Critics of another war in Iraq are placing too much emphasis on the procedural aspects of international law, said University of Toronto law professor Ed Morgan. Based on substantive aspects of international law, “the Americans have a better argument than people think,” he said.

For example, Morgan said “developing international custom” might sanction U.S. and British military action against Iraq based on “humanitarian” grounds.

“There is some precedent in international law for armed forces being used in order to displace brutally oppressive, human-rights-abusing regimes,” said Morgan. “Many of the most vocal critics [of military action] on the Security Council have engaged in it themselves when they thought there was a proper case for intervention.

“I saw the Syrian ambassador — Syria is on the Security Council — condemning the Americans for this use of force [against Iraq]. And we know the Syrians intervened massively in the civil war in Lebanon. Still today, they occupy a portion of Lebanon in order, they say, to keep the peace.”

Scott said the United States has taken a different — and novel — tack in its interpretation of international law. He said one “radical” perspective of United States negotiators is that UN Security Council resolutions have the same legal status as international “treaties.”
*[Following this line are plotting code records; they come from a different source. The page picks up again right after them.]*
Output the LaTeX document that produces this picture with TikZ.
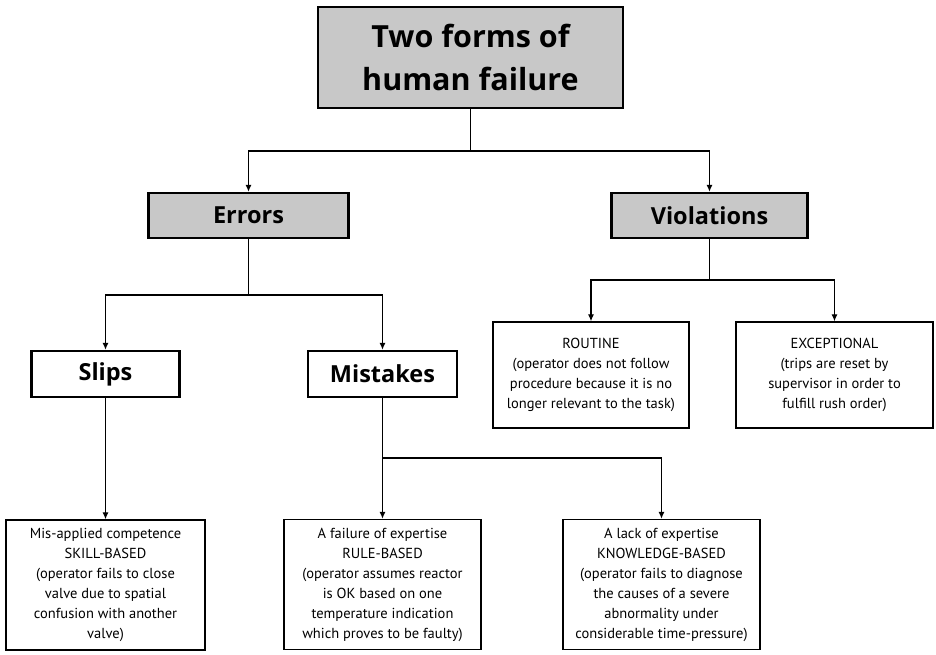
\documentclass[tikz,border=0pt]{standalone}
\usepackage{fontspec}
\setmainfont{PT Sans}
\newfontfamily\headfont{Open Sans}
\usetikzlibrary{arrows.meta}
\definecolor{boxgray}{RGB}{200,200,200}
\begin{document}
\begin{tikzpicture}[x=1pt,y=-1pt,
  head/.style={draw, line width=2.4pt, fill=boxgray, inner sep=0pt, font=\headfont\bfseries\fontsize{23.5}{26}\selectfont},
  sub/.style={draw, line width=2.4pt, fill=white, inner sep=0pt, font=\headfont\bfseries\fontsize{23.5}{26}\selectfont},
  leaf/.style={draw, line width=1.4pt, fill=white, inner sep=0pt, align=center, font=\fontsize{14.5}{20}\selectfont},
  conn/.style={line width=1.1pt},
  arr/.style={line width=1.1pt, -{Latex[length=7pt,width=6pt]}}]
\useasboundingbox (0,0) rectangle (936,654);
% nodes
\node[head, minimum width=305pt, minimum height=101pt, align=center,
      font=\headfont\bfseries\fontsize{30.5}{43}\selectfont] (top) at (470.5,57.5) {Two forms of\\human failure};
\node[head, minimum width=200pt, minimum height=45pt] (err) at (248.5,215.5) {Errors};
\node[head, minimum width=196pt, minimum height=45pt] (vio) at (709.5,215.5) {Violations};
\node[sub, minimum width=148pt, minimum height=46pt] (slips) at (105.5,374) {Slips};
\node[sub, minimum width=149pt, minimum height=46pt] (mist) at (382.5,374) {Mistakes};
\node[leaf, minimum width=196pt, minimum height=106pt] (rout) at (591,375) {ROUTINE\\(operator does not follow\\procedure because it is no\\longer relevant to the task)};
\node[leaf, minimum width=197pt, minimum height=106pt] (exc) at (834.5,375) {EXCEPTIONAL\\(trips are reset by\\supervisor in order to\\fulfill rush order)};
\node[leaf, minimum width=199pt, minimum height=130pt] (skill) at (105.5,585) {Mis-applied competence\\SKILL-BASED\\(operator fails to close\\valve due to spatial\\confusion with another\\valve)};
\node[leaf, minimum width=197pt, minimum height=130pt] (rule) at (382.5,584.5) {A failure of expertise\\RULE-BASED\\(operator assumes reactor\\is OK based on one\\temperature indication\\which proves to be faulty)};
\node[leaf, minimum width=197pt, minimum height=130pt] (know) at (661.5,584.5) {A lack of expertise\\KNOWLEDGE-BASED\\(operator fails to diagnose\\the causes of a severe\\abnormality under\\considerable time-pressure)};
% junctions
\coordinate (j1) at (470.5,151);
\coordinate (j2) at (248.5,295);
\coordinate (j3) at (709.5,280);
\coordinate (j4) at (382.5,458);
% connectors
\draw[conn] (top.south) -- (j1);
\draw[arr] (j1) -| (err.north);
\draw[arr] (j1) -| (vio.north);
\draw[conn] (err.south) -- (j2);
\draw[arr] (j2) -| (slips.north);
\draw[arr] (j2) -| (mist.north);
\draw[conn] (vio.south) -- (j3);
\draw[arr] (j3) -| (rout.north);
\draw[arr] (j3) -| (exc.north);
\draw[arr] (slips.south) -- (skill.north);
\draw[conn] (mist.south) -- (j4);
\draw[arr] (j4) -- (rule.north);
\draw[arr] (j4) -| (know.north);
\end{tikzpicture}
\end{document}
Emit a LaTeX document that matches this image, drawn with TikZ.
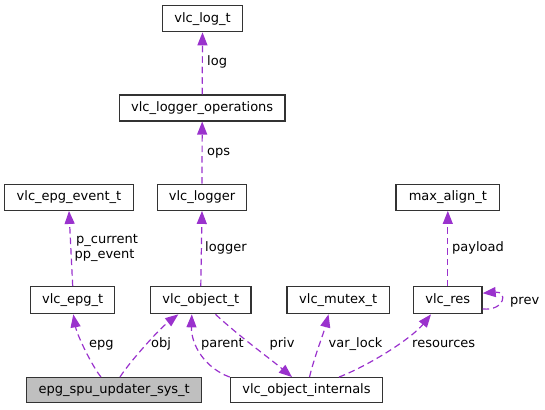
\documentclass[tikz,border=0pt]{standalone}
\usepackage{fontspec}
\setmainfont{DejaVu Sans}
\usetikzlibrary{arrows.meta}
\definecolor{edgec}{HTML}{9A32CD}
\definecolor{boxc}{HTML}{333333}
\definecolor{sysfill}{HTML}{BFBFBF}
\begin{document}
\begin{tikzpicture}[x=1pt,y=-1pt,
  box/.style={draw=boxc, line width=1.3pt, fill=white, inner sep=0pt,
    font=\fontsize{13}{15}\selectfont, minimum height=26pt},
  rel/.style={draw=edgec, line width=1.2pt, dash pattern=on 6.5pt off 4pt,
    -{Triangle[length=13pt,width=10pt]}},
  lab/.style={font=\fontsize{13}{15}\selectfont, inner sep=0pt, anchor=west,
    text height=9.5pt, text depth=3pt}]
\useasboundingbox (0,0) rectangle (545,409);

% nodes
\node[box, minimum width=80.4pt] (log) at (202.5,18.7) {vlc\_log\_t};
\node[box, minimum width=165.7pt] (ops) at (202.2,107.9) {vlc\_logger\_operations};
\node[box, minimum width=129pt] (epgev) at (69,197.3) {vlc\_epg\_event\_t};
\node[box, minimum width=89.4pt] (logger) at (202,197.3) {vlc\_logger};
\node[box, minimum width=103.5pt] (maxal) at (447.8,197.3) {max\_align\_t};
\node[box, minimum width=84.1pt, minimum height=27pt] (epg) at (72.7,300.2) {vlc\_epg\_t};
\node[box, minimum width=100.5pt, minimum height=27pt] (obj) at (200.8,300.2) {vlc\_object\_t};
\node[box, minimum width=102.3pt, minimum height=27pt] (mutex) at (338.2,300.2) {vlc\_mutex\_t};
\node[box, minimum width=68.5pt, minimum height=27pt] (res) at (447.8,300.2) {vlc\_res};
\node[box, fill=sysfill, minimum width=175pt, minimum height=24.8pt] (sys) at (114.2,390.1) {epg\_spu\_updater\_sys\_t};
\node[box, minimum width=152.3pt, minimum height=24.8pt] (internals) at (306.5,390.1) {vlc\_object\_internals};

% edges
\draw[rel] (ops.north) -- (log.south);
\draw[rel] (logger.north) -- (ops.south);
\draw[rel] (obj.north) -- (logger.south);
\draw[rel] (epg.north) -- (epgev.south);
\draw[rel] (res.north) -- (maxal.south);
\draw[rel] ([xshift=-13.2pt]sys.north) .. controls (92,366) and (77,335) .. ([xshift=0.6pt]epg.south);
\draw[rel] ([xshift=5.8pt]sys.north) .. controls (128,364) and (158,330) .. ([xshift=-22.5pt]obj.south);
\draw[rel] (internals.north west) .. controls (205,368) and (191,345) .. ([xshift=-9pt]obj.south);
\draw[rel] ([xshift=14.7pt]obj.south) .. controls (240,337) and (268,357) .. ([xshift=-14.5pt]internals.north);
\draw[rel] ([xshift=3pt]internals.north) .. controls (314,358) and (324,332) .. ([xshift=-9.7pt]mutex.south);
\draw[rel] ([xshift=32.5pt]internals.north) .. controls (370,365) and (412,338) .. ([xshift=-16.8pt]res.south);
\draw[rel] ([yshift=-8.8pt]res.east) .. controls (505,311) and (508,291) .. ([yshift=7pt]res.east);

% labels
\node[lab] (llog) at (207,62.7) {log};
\node[lab] (lops) at (207,152) {ops};
\node[lab] (llogger) at (205,248.7) {logger};
\node[lab] (lpayload) at (452,248.7) {payload};
\node[lab, align=left, text height=, text depth=] (lpcur) at (74.3,248.3) {\hspace*{1.7pt}p\_current\\pp\_event};
\node[lab] (lepg) at (89,344.5) {epg};
\node[lab] (lobj) at (151,344.5) {obj};
\node[lab] (lparent) at (201,344.5) {parent};
\node[lab] (lpriv) at (269.4,344.5) {priv};
\node[lab] (lvar) at (328.5,344.5) {var\_lock};
\node[lab] (lres) at (412,344.5) {resources};
\node[lab] (lprev) at (510,301.5) {prev};
\end{tikzpicture}
\end{document}
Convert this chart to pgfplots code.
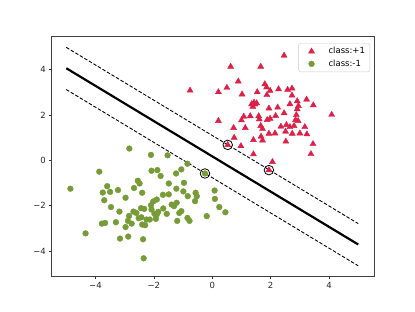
\documentclass[border=0pt]{standalone}
\usepackage{fontspec}
\setmainfont{DejaVu Sans}
\usepackage{pgfplots}
\pgfplotsset{compat=1.18}
\definecolor{redc}{RGB}{222,32,72}
\definecolor{greenc}{RGB}{118,156,55}
\begin{document}
\begin{tikzpicture}
\useasboundingbox (-51.7bp,-35.3bp) rectangle (363.3bp,276.7bp);
\begin{axis}[
  at={(0,0)}, anchor=south west,
  scale only axis, width=322.6bp, height=240bp,
  xmin=-5.5, xmax=5.55, ymin=-5.13, ymax=5.45,
  xtick={-4,-2,0,2,4}, xticklabels={−4,−2,0,2,4},
  ytick={-4,-2,0,2,4}, yticklabels={−4,−2,0,2,4},
  tick align=outside, tick pos=left,
  major tick length=2.4pt,
  tick style={black!80, line width=0.5pt},
  axis line style={black!75, line width=0.6pt},
  ticklabel style={font=\fontsize{8.5}{10}\selectfont, text=black!85},
  /pgf/number format/assume math mode=true,
  legend style={at={(0.987,0.9725)}, anchor=north east, draw=black!20, rounded corners=2pt,
    font=\fontsize{8.5}{10}\selectfont, row sep=0.5pt, inner xsep=3pt, inner ysep=2pt},
  legend cell align=left,
  legend image code/.code={\path[draw=none,fill=none] (0,0) -- (0.88cm,0); \draw[#1] plot coordinates {(0.35cm,0cm)};},
]
\addplot[only marks, mark=triangle*, mark size=3.5pt, draw=redc, fill=redc] coordinates {
(2.46,4.62) (0.63,4.13) (1.66,4.13) (0.89,3.48) (-0.76,3.08) (0.21,3.01) (0.50,3.20)
(1.02,2.91) (1.80,3.36) (1.86,3.22) (1.98,3.07) (1.54,3.01) (1.87,2.88) (2.27,3.14)
(2.58,3.11) (2.73,3.17) (2.73,2.86) (2.91,2.61) (3.23,2.68) (2.66,2.48) (3.46,2.43)
(1.43,2.55) (1.35,2.48) (1.52,2.52) (1.39,2.37) (1.46,2.47) (1.94,2.29) (2.24,2.33)
(2.46,2.08) (2.91,2.26) (2.95,2.40) (1.08,1.93) (1.30,1.95) (1.59,1.95) (1.61,1.81)
(1.88,1.78) (1.98,1.84) (2.17,1.96) (2.85,1.78) (2.94,1.74) (2.88,2.00) (4.09,2.01)
(0.21,1.74) (1.00,1.77) (0.73,1.43) (1.13,1.43) (1.66,1.52) (1.72,1.39) (2.35,1.49)
(2.54,1.56) (2.66,1.47) (2.80,1.52) (3.17,1.47) (1.94,1.18) (2.15,1.19) (2.51,1.27)
(2.74,1.18) (3.00,1.19) (3.24,1.15) (0.75,1.00) (1.41,0.90) (1.67,1.05) (1.72,0.88)
(2.52,0.83) (0.98,0.63) (3.45,0.72) (1.41,0.27) (2.06,-0.07) (3.38,0.28) (0.53,0.68)
(1.94,-0.43)
};
\addlegendentry{class:+1}
\addplot[only marks, mark=*, mark size=2.9pt, draw=greenc, fill=greenc] coordinates {
(-2.84,0.52) (-2.10,0.24) (-1.53,0.22) (-3.87,-0.50) (-4.86,-1.25) (-2.08,-0.46)
(-1.88,-0.43) (-1.77,-0.69) (-1.24,-0.58) (-1.06,-0.40) (-0.85,-0.15) (-2.55,-0.90)
(-2.49,-1.02) (-2.68,-1.22) (-2.40,-1.43) (-3.60,-1.14) (-3.50,-1.39) (-3.75,-1.42)
(-3.23,-1.31) (-3.70,-1.76) (-2.97,-1.65) (-3.47,-2.06) (-3.18,-2.26) (-3.78,-2.79)
(-3.67,-2.76) (-4.34,-3.22) (-3.16,-3.45) (-2.88,-3.36) (-2.37,-3.48) (-2.35,-4.32)
(-3.30,-2.73) (-2.97,-2.94) (-2.89,-2.67) (-2.76,-2.79) (-2.85,-2.45) (-2.70,-2.26)
(-2.60,-2.32) (-2.43,-2.51) (-2.40,-2.83) (-2.30,-2.86) (-2.25,-2.61) (-2.33,-2.14)
(-2.08,-2.17) (-2.02,-1.81) (-1.90,-1.73) (-2.10,-1.98) (-1.98,-2.36) (-1.85,-2.27)
(-1.93,-2.58) (-2.14,-2.61) (-1.69,-1.52) (-1.49,-1.02) (-1.23,-1.25) (-1.49,-1.50)
(-1.39,-1.95) (-1.22,-1.87) (-1.31,-2.02) (-1.56,-2.36) (-1.20,-2.67) (-1.13,-2.32)
(-1.06,-2.24) (-0.85,-2.54) (-0.78,-2.67) (-0.97,-0.99) (-0.99,-1.37) (-0.84,-1.58)
(-0.57,-1.43) (-0.53,-1.58) (-0.59,-1.80) (-0.19,-2.46) (0.08,-1.33) (0.09,-1.70)
(0.24,-2.06) (0.45,-2.29) (-1.68,-2.12) (-2.52,-2.55) (-1.90,-2.39) (-2.44,-2.11)
(-0.25,-0.58)
};
\addlegendentry{class:-1}
\addplot[forget plot, black, line width=2.2pt] coordinates {(-5,4.06) (5,-3.71)};
\addplot[forget plot, black, line width=0.9pt, dash pattern=on 3.5pt off 1.8pt] coordinates {(-5,4.98) (5,-2.79)};
\addplot[forget plot, black, line width=0.9pt, dash pattern=on 3.5pt off 1.8pt] coordinates {(-5,3.12) (5,-4.65)};
\addplot[forget plot, only marks, mark=o, mark size=4.8pt, draw=black, line width=0.8pt] coordinates {
(0.53,0.68) (1.94,-0.43) (-0.25,-0.58)
};
\end{axis}
\end{tikzpicture}
\end{document}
Many times, United States officials said Hussein is in “a material breach” of the conditions laid out in UN resolutions since 1991. The use of the phrase “material breach” is instructive, said Scott.

Article 60 of the Vienna Convention on the Law of Treaties says “a material breach of a bilateral treaty by one of the parties entitles the other to invoke the breach as a ground for terminating the treaty or suspending its operation in whole or in part.”

Based on Iraq’s “material breach” of UN resolutions subsequent to Resolution 687, the United States has claimed all UN resolutions prior to 687 are void or inoperative, said Scott. That renders operative once again Resolution 687, which authorized the use of force against Iraq in 1991.